Search code examples
python-polars

polars groupby custom function on multiple columns


I have a prediction vs actual dataset over different time periods/segments. I would like to evaluate the prediction using polars groupby, but couldn't figure out what's the best way to do it. In pandas, it would look like

df.groupby("seg").apply(lambda x:eval_func(x["true"], x["pred"])

Solution

  • You can use pl.Expr.map_elements on a column having multiple fields defined using pl.struct.
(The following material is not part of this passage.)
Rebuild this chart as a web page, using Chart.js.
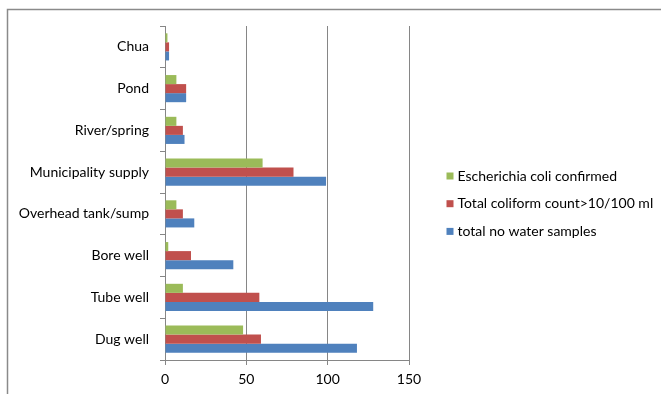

In the example below, I compute the mean absolute percentage error between a time series and corresponding forecast.

    import polars as pl
    
    df = pl.DataFrame({
        "group": ["A"] * 3 + ["B"] * 3,
        "actuals": [1, 2, 3, 1, 2, 3],
        "preds": [1, 2, 3, 2, 3, 4],
    })
    
    shape: (6, 3)
    ┌───────┬─────────┬───────┐
    │ group ┆ actuals ┆ preds │
    │ ---   ┆ ---     ┆ ---   │
    │ str   ┆ i64     ┆ i64   │
    ╞═══════╪═════════╪═══════╡
    │ A     ┆ 1       ┆ 1     │
    │ A     ┆ 2       ┆ 2     │
    │ A     ┆ 3       ┆ 3     │
    │ B     ┆ 1       ┆ 2     │
    │ B     ┆ 2       ┆ 3     │
    │ B     ┆ 3       ┆ 4     │
    └───────┴─────────┴───────┘
    
    def mape(x):
        actuals, preds = x.struct.field("actuals"), x.struct.field("preds")
        return (actuals - preds).abs().mean()
    
    df.group_by("group").agg(
        pl.struct(pl.col("actuals"), pl.col("preds")).map_elements(mape).alias("mape")
    )
    
    shape: (2, 2)
    ┌───────┬──────┐
    │ group ┆ mape │
    │ ---   ┆ ---  │
    │ str   ┆ f64  │
    ╞═══════╪══════╡
    │ A     ┆ 0.0  │
    │ B     ┆ 1.0  │
    └───────┴──────┘
    

    Note that in this specific example, the result could've been computed relying purely on polars' expression API, which would be more efficient and idiomatic.